If you're feeling indecisive, there is a third option that tries to bridge the gap: the stop-limit order. It requires two price points. A stop price (the trigger) and a limit price (the floor).

Let's say you have a stock at $50. You set a stop at $45 and a limit at $43.

  1. If the stock hits $45, the order activates.
  2. It will sell your shares, but only if it can get $43 or more.
  3. If the stock gaps down to $40 instantly, the order triggers but stays on the books. It won't sell at $40.

This prevents the "selling at the absolute bottom" nightmare, but it leaves you stuck in a falling position. It's a double-edged sword that requires active monitoring.

Nuance in Liquidity

You have to look at the volume. If you’re trading a "penny stock" or a low-volume biotech firm, a stop sell is incredibly dangerous. There aren't enough buyers to absorb your order without moving the price significantly. On the flip side, using a limit sell on a stock like Apple (AAPL) is usually very safe because the "bid-ask spread" is razor-thin.

Expert traders like Mark Minervini often talk about "mental stops." This is where you don't actually put the order into the computer—because you don't want the market makers to see it—and you instead execute a market sell manually when the price hits your danger zone. This requires incredible discipline. Most retail traders don't have it. They hesitate. They hope. They watch $1,000 in profit turn into a $500 loss because they couldn't pull the trigger.

Practical Steps for Your Next Trade

Don't just pick one and hope for the best. Match the order type to your specific goal for that specific trade.

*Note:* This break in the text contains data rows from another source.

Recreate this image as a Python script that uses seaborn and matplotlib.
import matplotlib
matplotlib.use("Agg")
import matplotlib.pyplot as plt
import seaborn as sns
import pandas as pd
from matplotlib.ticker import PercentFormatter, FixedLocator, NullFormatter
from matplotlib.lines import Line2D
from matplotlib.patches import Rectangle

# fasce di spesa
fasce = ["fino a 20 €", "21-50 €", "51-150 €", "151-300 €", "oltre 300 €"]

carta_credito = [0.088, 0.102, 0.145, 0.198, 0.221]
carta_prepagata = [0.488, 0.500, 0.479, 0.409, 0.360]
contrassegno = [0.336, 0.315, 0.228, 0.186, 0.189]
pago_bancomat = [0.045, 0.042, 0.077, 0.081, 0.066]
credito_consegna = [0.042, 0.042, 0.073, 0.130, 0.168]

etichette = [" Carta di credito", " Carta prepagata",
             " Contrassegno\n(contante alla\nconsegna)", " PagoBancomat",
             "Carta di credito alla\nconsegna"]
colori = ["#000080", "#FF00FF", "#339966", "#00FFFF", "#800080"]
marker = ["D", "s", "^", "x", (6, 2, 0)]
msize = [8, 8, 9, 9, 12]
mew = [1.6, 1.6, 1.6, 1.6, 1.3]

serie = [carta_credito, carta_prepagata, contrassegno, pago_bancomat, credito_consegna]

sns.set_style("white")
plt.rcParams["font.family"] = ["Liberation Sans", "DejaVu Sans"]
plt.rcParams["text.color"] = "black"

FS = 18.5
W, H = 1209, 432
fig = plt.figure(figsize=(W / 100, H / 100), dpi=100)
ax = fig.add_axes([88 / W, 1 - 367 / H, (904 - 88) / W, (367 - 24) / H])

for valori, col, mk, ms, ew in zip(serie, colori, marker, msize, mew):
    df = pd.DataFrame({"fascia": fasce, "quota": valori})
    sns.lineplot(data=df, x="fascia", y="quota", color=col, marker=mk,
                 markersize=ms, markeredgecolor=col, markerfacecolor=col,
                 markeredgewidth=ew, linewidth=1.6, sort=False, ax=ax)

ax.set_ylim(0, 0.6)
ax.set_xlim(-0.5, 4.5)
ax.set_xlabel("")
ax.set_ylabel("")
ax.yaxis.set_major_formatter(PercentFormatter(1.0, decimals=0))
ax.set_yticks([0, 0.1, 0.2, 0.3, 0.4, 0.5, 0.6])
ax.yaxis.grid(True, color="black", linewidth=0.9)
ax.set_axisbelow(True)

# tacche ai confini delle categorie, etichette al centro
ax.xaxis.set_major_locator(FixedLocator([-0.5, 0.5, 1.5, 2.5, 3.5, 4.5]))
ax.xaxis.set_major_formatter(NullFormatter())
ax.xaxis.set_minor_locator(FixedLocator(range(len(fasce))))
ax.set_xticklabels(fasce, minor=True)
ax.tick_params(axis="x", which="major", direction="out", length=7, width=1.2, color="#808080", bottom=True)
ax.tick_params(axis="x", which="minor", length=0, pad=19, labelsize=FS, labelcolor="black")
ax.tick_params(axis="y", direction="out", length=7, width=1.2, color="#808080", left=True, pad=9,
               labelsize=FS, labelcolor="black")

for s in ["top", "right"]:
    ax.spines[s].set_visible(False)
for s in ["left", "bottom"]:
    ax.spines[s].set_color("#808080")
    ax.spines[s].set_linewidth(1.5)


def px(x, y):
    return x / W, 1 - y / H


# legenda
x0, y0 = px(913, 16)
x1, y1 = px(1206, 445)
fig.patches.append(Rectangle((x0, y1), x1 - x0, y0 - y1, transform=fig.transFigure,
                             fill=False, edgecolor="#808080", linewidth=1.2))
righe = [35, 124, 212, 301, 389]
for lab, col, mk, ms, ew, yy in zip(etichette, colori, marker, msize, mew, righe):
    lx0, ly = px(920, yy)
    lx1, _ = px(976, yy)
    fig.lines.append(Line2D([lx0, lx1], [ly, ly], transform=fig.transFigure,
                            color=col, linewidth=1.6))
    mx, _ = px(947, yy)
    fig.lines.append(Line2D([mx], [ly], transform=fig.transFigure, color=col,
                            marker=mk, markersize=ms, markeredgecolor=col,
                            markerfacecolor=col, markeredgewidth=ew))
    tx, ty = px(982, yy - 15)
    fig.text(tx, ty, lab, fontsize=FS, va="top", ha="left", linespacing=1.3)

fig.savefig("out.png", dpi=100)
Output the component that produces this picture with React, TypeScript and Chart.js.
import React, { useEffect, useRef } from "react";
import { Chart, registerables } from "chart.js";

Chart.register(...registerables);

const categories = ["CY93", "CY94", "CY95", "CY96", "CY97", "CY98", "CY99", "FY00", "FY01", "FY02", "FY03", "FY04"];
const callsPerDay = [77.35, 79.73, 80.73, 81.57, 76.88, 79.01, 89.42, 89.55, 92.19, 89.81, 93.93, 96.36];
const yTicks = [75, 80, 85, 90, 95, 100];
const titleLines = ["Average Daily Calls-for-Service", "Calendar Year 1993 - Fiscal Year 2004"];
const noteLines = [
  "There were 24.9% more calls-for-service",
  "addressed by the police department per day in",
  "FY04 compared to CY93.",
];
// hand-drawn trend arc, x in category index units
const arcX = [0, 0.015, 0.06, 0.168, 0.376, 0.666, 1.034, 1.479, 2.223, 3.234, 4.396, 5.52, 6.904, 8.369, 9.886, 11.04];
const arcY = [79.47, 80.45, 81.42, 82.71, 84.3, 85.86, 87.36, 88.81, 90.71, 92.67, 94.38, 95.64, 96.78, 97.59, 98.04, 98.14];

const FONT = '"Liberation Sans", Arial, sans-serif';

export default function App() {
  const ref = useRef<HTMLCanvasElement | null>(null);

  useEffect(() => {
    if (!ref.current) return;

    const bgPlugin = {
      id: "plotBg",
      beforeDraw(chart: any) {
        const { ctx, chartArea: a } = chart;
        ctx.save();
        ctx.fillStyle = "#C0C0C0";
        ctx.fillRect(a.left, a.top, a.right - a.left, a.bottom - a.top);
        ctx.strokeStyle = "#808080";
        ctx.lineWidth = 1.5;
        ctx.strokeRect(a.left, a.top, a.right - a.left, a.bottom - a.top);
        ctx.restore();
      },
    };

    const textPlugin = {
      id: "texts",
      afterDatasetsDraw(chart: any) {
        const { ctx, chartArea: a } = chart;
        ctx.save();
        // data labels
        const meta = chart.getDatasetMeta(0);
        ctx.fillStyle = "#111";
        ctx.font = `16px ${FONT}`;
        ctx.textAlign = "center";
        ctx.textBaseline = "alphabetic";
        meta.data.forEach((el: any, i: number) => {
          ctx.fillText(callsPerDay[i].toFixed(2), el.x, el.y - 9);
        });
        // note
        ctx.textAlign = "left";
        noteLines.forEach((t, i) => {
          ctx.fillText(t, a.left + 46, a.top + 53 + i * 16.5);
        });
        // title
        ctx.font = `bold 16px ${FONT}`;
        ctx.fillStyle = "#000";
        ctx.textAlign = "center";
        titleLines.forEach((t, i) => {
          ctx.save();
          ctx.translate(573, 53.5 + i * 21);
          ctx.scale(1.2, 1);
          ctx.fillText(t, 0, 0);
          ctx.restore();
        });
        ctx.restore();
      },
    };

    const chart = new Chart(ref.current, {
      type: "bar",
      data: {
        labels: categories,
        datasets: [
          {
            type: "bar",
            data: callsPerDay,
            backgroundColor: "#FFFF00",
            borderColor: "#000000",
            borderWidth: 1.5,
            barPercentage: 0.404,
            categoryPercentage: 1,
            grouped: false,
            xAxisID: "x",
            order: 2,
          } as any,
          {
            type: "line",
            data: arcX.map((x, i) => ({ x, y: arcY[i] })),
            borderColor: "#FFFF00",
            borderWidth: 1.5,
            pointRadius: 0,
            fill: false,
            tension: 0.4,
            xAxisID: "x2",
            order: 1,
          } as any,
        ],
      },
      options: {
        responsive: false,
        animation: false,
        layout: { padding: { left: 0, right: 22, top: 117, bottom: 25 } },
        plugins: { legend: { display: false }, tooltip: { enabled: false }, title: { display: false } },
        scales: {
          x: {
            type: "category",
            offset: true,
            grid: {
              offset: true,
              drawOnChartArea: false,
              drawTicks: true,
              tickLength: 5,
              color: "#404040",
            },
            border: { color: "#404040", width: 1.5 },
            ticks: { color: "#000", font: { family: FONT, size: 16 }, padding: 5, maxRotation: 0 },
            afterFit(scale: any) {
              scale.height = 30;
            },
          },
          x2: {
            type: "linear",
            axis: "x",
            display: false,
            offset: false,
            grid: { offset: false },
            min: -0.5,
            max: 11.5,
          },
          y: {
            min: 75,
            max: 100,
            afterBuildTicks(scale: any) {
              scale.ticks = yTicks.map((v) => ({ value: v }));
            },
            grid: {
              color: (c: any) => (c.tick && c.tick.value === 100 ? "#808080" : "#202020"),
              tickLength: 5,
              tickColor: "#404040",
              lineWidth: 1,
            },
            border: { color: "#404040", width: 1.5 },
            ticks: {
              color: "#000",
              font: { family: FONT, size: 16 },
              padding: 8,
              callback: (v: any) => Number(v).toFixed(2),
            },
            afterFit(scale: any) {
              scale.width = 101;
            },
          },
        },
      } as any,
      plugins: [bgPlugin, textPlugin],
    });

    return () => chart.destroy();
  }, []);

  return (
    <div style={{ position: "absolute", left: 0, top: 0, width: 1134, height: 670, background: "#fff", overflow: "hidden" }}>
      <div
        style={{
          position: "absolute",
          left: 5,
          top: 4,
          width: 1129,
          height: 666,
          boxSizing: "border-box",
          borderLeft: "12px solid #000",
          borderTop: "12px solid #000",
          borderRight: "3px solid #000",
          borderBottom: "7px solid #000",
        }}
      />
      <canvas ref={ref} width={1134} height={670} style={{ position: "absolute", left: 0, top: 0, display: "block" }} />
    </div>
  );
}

  • Protecting a "Moonshot": Use a trailing stop sell. This is a variation of the stop order that moves up as the stock price moves up. If the stock drops by a certain percentage from its peak, it triggers. This lets you ride the wave while locking in some gains.
  • Exiting a Boring Blue Chip: Use a limit sell at your target price. Since the stock isn't likely to gap 20% in five minutes, you can afford to be picky about your exit.
  • Managing a "Black Swan": If you are genuinely terrified of a market crash, the stop sell is your only real friend. It's the only order that guarantees you won't be left holding a stock all the way to zero, even if the exit price is ugly.
  • Avoid "Round Numbers": Everyone puts their stop sell at $100 or $50. Put yours at $98.42. Avoid the clusters where the algorithms play.

The reality of the stop vs limit sell choice is that it's a trade-off between the certainty of when you sell and the certainty of how much you get. You can't have both. The market won't give it to you.

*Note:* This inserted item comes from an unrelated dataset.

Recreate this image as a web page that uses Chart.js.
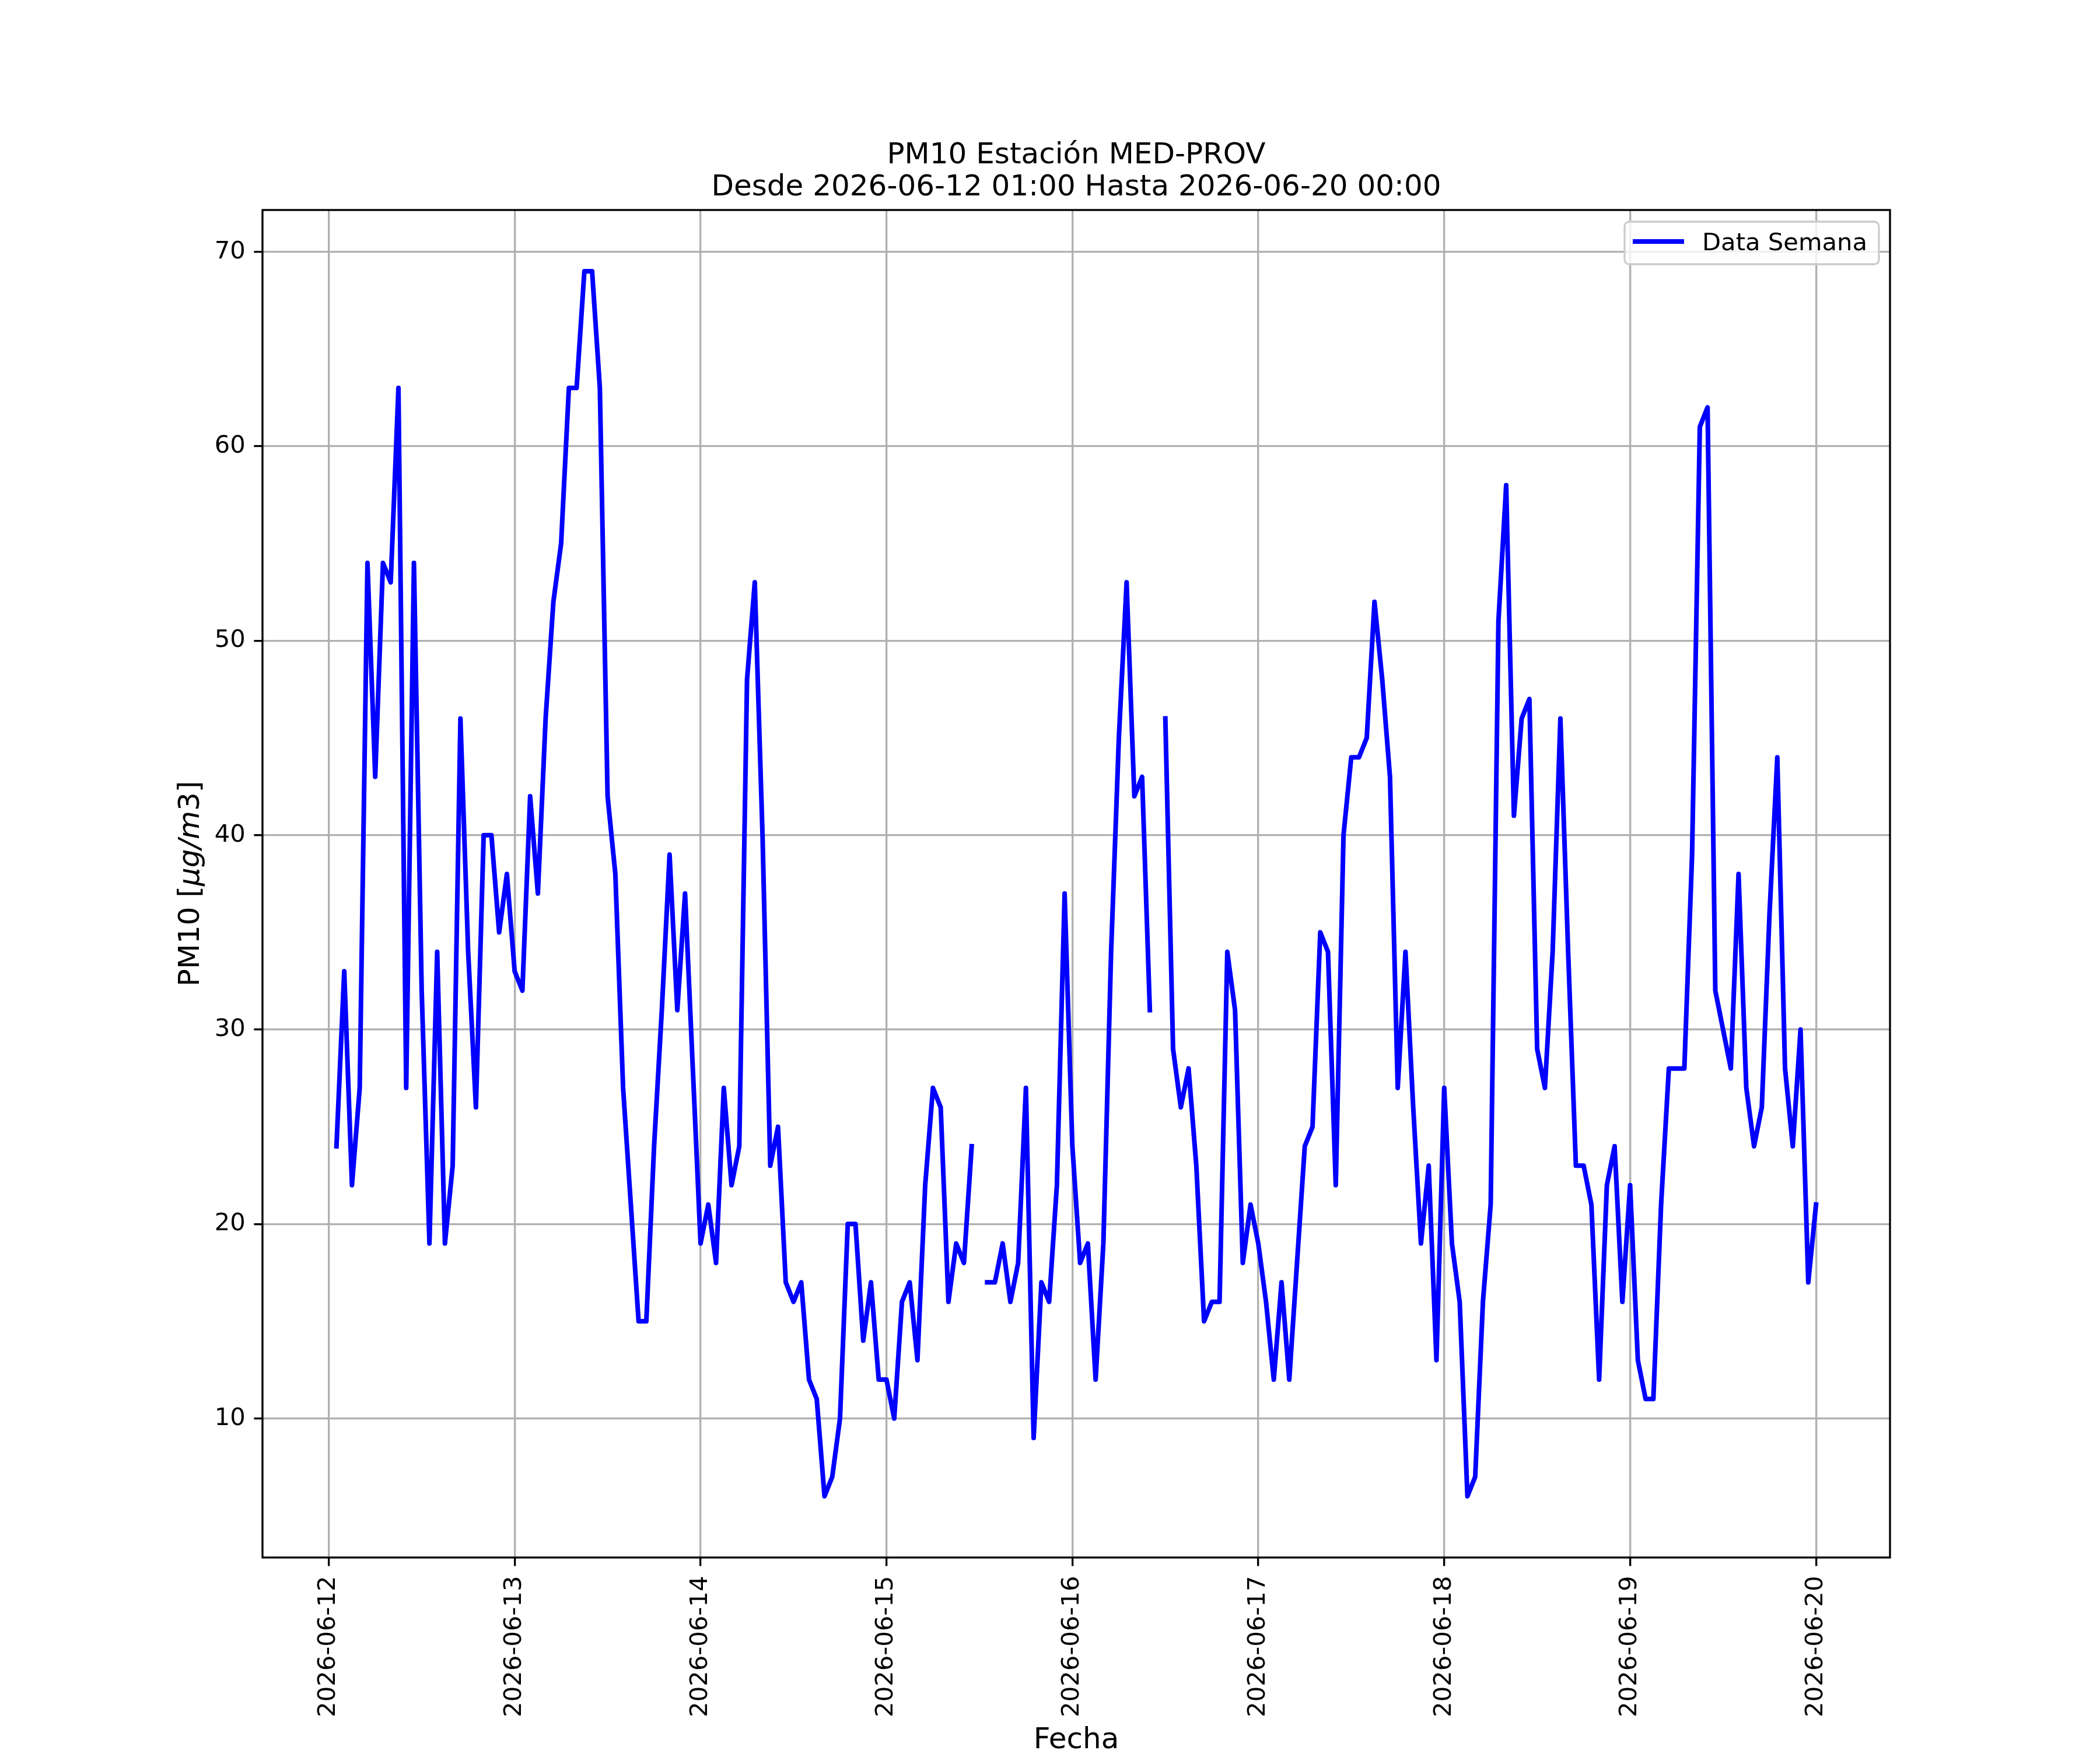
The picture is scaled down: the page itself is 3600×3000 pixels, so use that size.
<!DOCTYPE html>
<html>
<head>
<meta charset="utf-8">
<script src="https://cdn.jsdelivr.net/npm/chart.js@4.4.1/dist/chart.umd.min.js"></script>
<style>
  body { margin: 0; background: #fff; }
  canvas { display: block; }
</style>
</head>
<body>
<canvas id="myChart" width="3600" height="3000"></canvas>
<script>
// PM10 horario, cada lista va de 01:00 de ese dia a 00:00 del dia siguiente
var dia12 = [24, 33, 22, 27, 54, 43, 54, 53, 63, 27, 54, 32, 19, 34, 19, 23, 46, 34, 26, 40, 40, 35, 38, 33];
var dia13 = [32, 42, 37, 46, 52, 55, 63, 63, 69, 69, 63, 42, 38, 27, 21, 15, 15, 24, 31, 39, 31, 37, 28, 19];
var dia14 = [21, 18, 27, 22, 24, 48, 53, 40, 23, 25, 17, 16, 17, 12, 11, 6, 7, 10, 20, 20, 14, 17, 12, 12];
var dia15 = [10, 16, 17, 13, 22, 27, 26, 16, 19, 18, 24, null, 17, 17, 19, 16, 18, 27, 9, 17, 16, 22, 37, 24];
var dia16 = [18, 19, 12, 19, 34, 45, 53, 42, 43, 31, null, 46, 29, 26, 28, 23, 15, 16, 16, 34, 31, 18, 21, 19];
var dia17 = [16, 12, 17, 12, 18, 24, 25, 35, 34, 22, 40, 44, 44, 45, 52, 48, 43, 27, 34, 26, 19, 23, 13, 27];
var dia18 = [19, 16, 6, 7, 16, 21, 51, 58, 41, 46, 47, 29, 27, 34, 46, 34, 23, 23, 21, 12, 22, 24, 16, 22];
var dia19 = [13, 11, 11, 21, 28, 28, 28, 39, 61, 62, 32, 30, 28, 38, 27, 24, 26, 36, 44, 28, 24, 30, 17, 21];

var fechas = ['2026-06-12', '2026-06-13', '2026-06-14', '2026-06-15', '2026-06-16',
              '2026-06-17', '2026-06-18', '2026-06-19', '2026-06-20'];
var ticksY = [10, 20, 30, 40, 50, 60, 70];

var titulo = ['PM10 Estación MED-PROV', 'Desde 2026-06-12 01:00 Hasta 2026-06-20 00:00'];
var leyenda = 'Data Semana';

var semana = [].concat(dia12, dia13, dia14, dia15, dia16, dia17, dia18, dia19);
// x = horas desde 2026-06-12 00:00
var puntos = semana.map(function (v, i) { return {x: i + 1, y: v}; });

Chart.defaults.font.family = '"DejaVu Sans"';
Chart.defaults.color = '#000';

var decoracion = {
    id: 'decoracion',
    afterDatasetsDraw: function (chart) {
        var ctx = chart.ctx, a = chart.chartArea;
        ctx.save();
        // marco de los ejes
        ctx.strokeStyle = '#000';
        ctx.lineWidth = 3.33;
        ctx.strokeRect(a.left, a.top, a.right - a.left, a.bottom - a.top);

        // leyenda arriba a la derecha
        var w = 436, h = 73;
        var lx = a.right - 19 - w, ly = a.top + 20;
        ctx.beginPath();
        ctx.roundRect(lx, ly, w, h, 8);
        ctx.fillStyle = 'rgba(255,255,255,0.8)';
        ctx.fill();
        ctx.strokeStyle = '#cccccc';
        ctx.lineWidth = 3.33;
        ctx.stroke();
        ctx.beginPath();
        ctx.moveTo(lx + 14, ly + 34);
        ctx.lineTo(lx + 102, ly + 34);
        ctx.strokeStyle = '#0000ff';
        ctx.lineWidth = 8;
        ctx.stroke();
        ctx.fillStyle = '#000';
        ctx.font = '41.7px "DejaVu Sans"';
        ctx.textAlign = 'left';
        ctx.textBaseline = 'alphabetic';
        ctx.fillText(leyenda, lx + 133, ly + 49);
        ctx.restore();
    },
    afterDraw: function (chart) {
        var ctx = chart.ctx, a = chart.chartArea;
        ctx.save();
        ctx.fillStyle = '#000';
        ctx.textBaseline = 'alphabetic';
        ctx.textAlign = 'center';
        ctx.font = '50px "DejaVu Sans"';
        var cx = (a.left + a.right) / 2;
        ctx.fillText(titulo[0], cx, a.top - 80);
        ctx.fillText(titulo[1], cx, a.top - 25);

        // etiqueta eje y: PM10 [$\mu g/m3$]
        var partes = [
            ['PM10 [', '50px "DejaVu Sans"'],
            ['\u03bcg/m', 'italic 50px "DejaVu Sans"'],
            ['3', '50px "DejaVu Sans"'],
            [']', '50px "DejaVu Sans"']
        ];
        var total = 0;
        partes.forEach(function (p) { ctx.font = p[1]; total += ctx.measureText(p[0]).width; });
        ctx.translate(341, (a.top + a.bottom) / 2);
        ctx.rotate(-Math.PI / 2);
        ctx.textAlign = 'left';
        var px = -total / 2;
        partes.forEach(function (p) {
            ctx.font = p[1];
            ctx.fillText(p[0], px, 0);
            px += ctx.measureText(p[0]).width;
        });
        ctx.restore();
    }
};

var ctx = document.getElementById('myChart');
new Chart(ctx, {
    type: 'line',
    data: {
        datasets: [{
            label: leyenda,
            data: puntos,
            borderColor: '#0000ff',
            borderWidth: 8,
            borderJoinStyle: 'round',
            borderCapStyle: 'square',
            pointRadius: 0,
            tension: 0,
            spanGaps: false,
            fill: false
        }]
    },
    options: {
        responsive: false,
        devicePixelRatio: 1,
        animation: false,
        layout: { padding: { top: 360, right: 360, left: 0, bottom: 0 } },
        plugins: {
            legend: { display: false },
            title: { display: false },
            tooltip: { enabled: false }
        },
        scales: {
            x: {
                type: 'linear',
                min: -8.55,
                max: 201.55,
                afterBuildTicks: function (scale) {
                    scale.ticks = fechas.map(function (f, i) { return {value: i * 24}; });
                },
                afterFit: function (scale) { scale.height = 330; },
                ticks: {
                    autoSkip: false,
                    minRotation: 90,
                    maxRotation: 90,
                    padding: 17,
                    font: { size: 41.7 },
                    callback: function (v) { return fechas[Math.round(v / 24)]; }
                },
                grid: {
                    color: '#b0b0b0',
                    lineWidth: 3.33,
                    tickColor: '#000',
                    tickWidth: 3.33,
                    tickLength: 14.6
                },
                border: { display: false },
                title: {
                    display: true,
                    text: 'Fecha',
                    font: { size: 50, lineHeight: 0.6 },
                    padding: { top: 0, bottom: 1 }
                }
            },
            y: {
                min: 2.85,
                max: 72.15,
                afterBuildTicks: function (scale) {
                    scale.ticks = ticksY.map(function (v) { return {value: v}; });
                },
                afterFit: function (scale) { scale.width = 450; },
                ticks: {
                    padding: 14.6,
                    font: { size: 41.7 }
                },
                grid: {
                    color: '#b0b0b0',
                    lineWidth: 3.33,
                    tickColor: '#000',
                    tickWidth: 3.33,
                    tickLength: 14.6
                },
                border: { display: false }
            }
        }
    },
    plugins: [decoracion]
});
</script>
</body>
</html>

Before your next trade, look at the average daily volume and the recent volatility (ATR). If the stock moves 5% a day on average, a tight stop sell will get you kicked out of a winning trade before it even starts. Give your trades room to breathe, but know exactly where your "uncle point" is—the price where you admit you were wrong and get out, regardless of the cost.

Successful trading isn't just about picking winners; it's about not letting your losers ruin you. Mastering these order types is the first step in that defensive strategy. Evaluate your current open positions. Check if your stops are too tight or if your limits are unrealistically high. Adjust based on the current market volatility, and always account for the possibility of a gap-down at the opening bell. Your portfolio will thank you when the next wave of volatility hits.